Nasdaq to transfer European power business to EEX bourse
By Vera Eckert and Nora Buli
FRANKFURT/OSLO (Reuters) -Nasdaq will transfer its European power trading and clearing business to the European Energy Exchange (EEX), the U.S. exchange operator and EEX announced on Tuesday.
Nasdaq will transfer existing open positions in its Nordic, French and German power futures as well as in European carbon emission allowance futures (EUAs) to EEX clearing house the European Commodity Clearing (ECC), it said in a statement.
“We see the transaction as an opportunity for us to better align our core strengths and strategic priorities with evolving client needs,” a Nasdaq spokesperson said.
The companies did not provide financial detail and the deal is still subject to regulatory approvals. A note on the EEX website said the transfer should be finalised by the first half 2024.

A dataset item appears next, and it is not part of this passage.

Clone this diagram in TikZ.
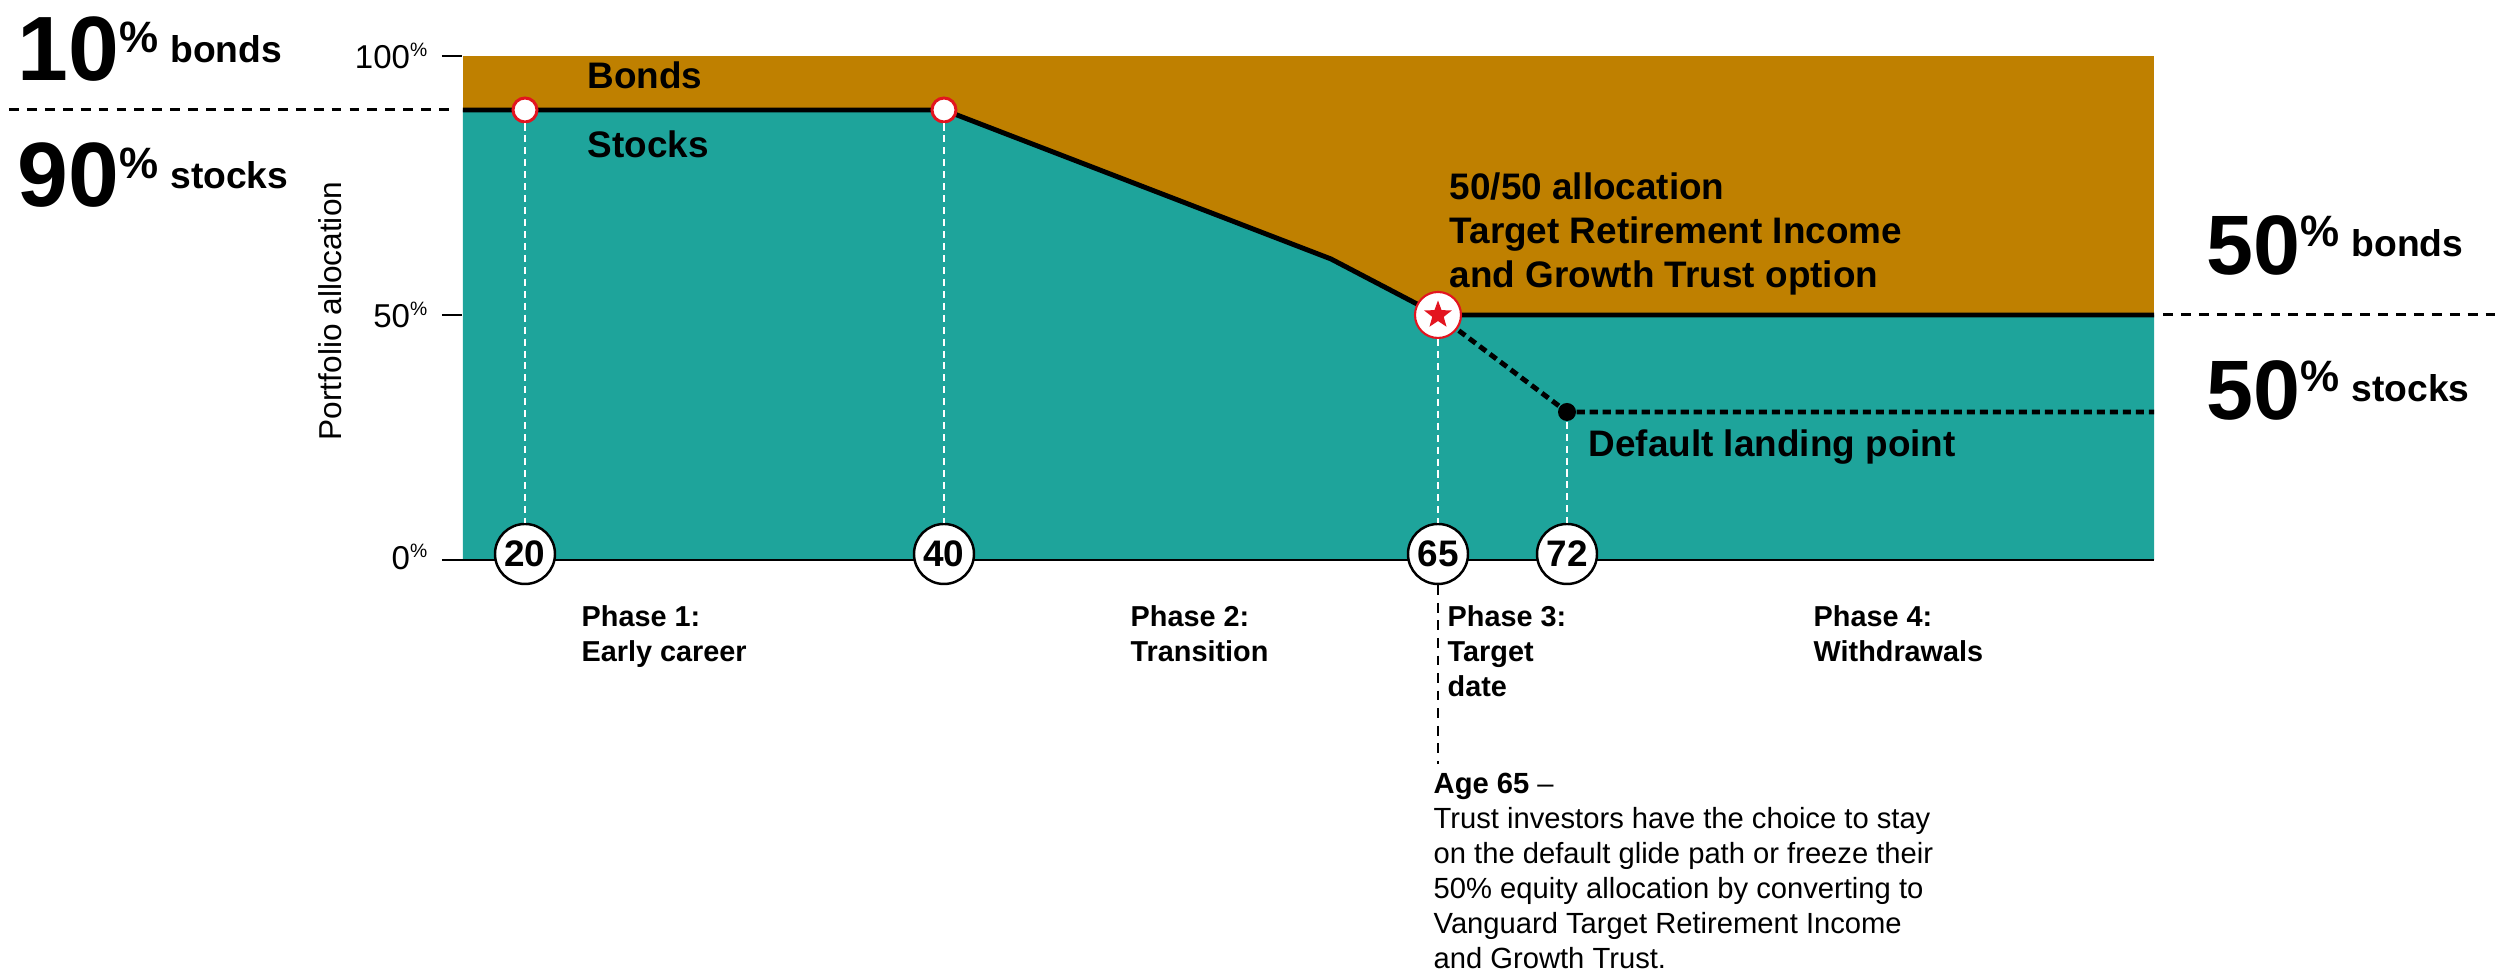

Sweden’s Nasdaq Clearing AB is not part of the sale. It will continue to own and operate services for Nordic equity derivatives, fixed income derivatives and other European financial derivatives contracts.
EEX, Europe’s leading electricity and natural gas exchange, serves 800 participants.
It is expanding its core products as well as its carbon, freight, agricultural and hydrogen products, hoping to benefit from synergies between different markets.
EEX European power futures trading in January-April 2023 totalled 1,373 terawatt hours (TWh), down 3% from a year earlier. While Nordic power futures accounted for just 7.1 TWh of that, volumes were down 42% from a year earlier.
Nordic power trading volumes at Nasdaq were also down, totalling 110.4 TWh, down 35% from a year earlier.
EEX said it plans to change the structure of the current Nordic power market and replace the Electricity Price Area Differential (EPAD) contracts currently offered by Nasdaq with zonal futures contracts, in line its continental European offering, a move estimated to go live in the fourth quarter of 2023.
The Nordic power market consists of 12 bidding zones, but financial contracts are settled against a Nordic system price. EPAD contracts allow participants to hedge price differences between a bidding zone and the system price.
Nordic power contracts volumes have been in decline for a number of years with liquidity squeezed by too few counterparties in the individual zones as well as by diverging area prices.
Last year also saw an excessive market strain when prices soared due to the Russian gas supply crisis and operators were left exposed to higher margin payment requirements which discouraged trading.
The move offers EEX a chance to expand its foothold in the Nordic region, said Tobias Federico, analyst at Berlin-based Energy Brainpool, and might increase trading volumes as it will make it easier to find counterparties.
“The question is whether Nordic market participants can switch to the zonal contracts. They tend to be smaller customers, unlike the typical EEX clientele,” he said.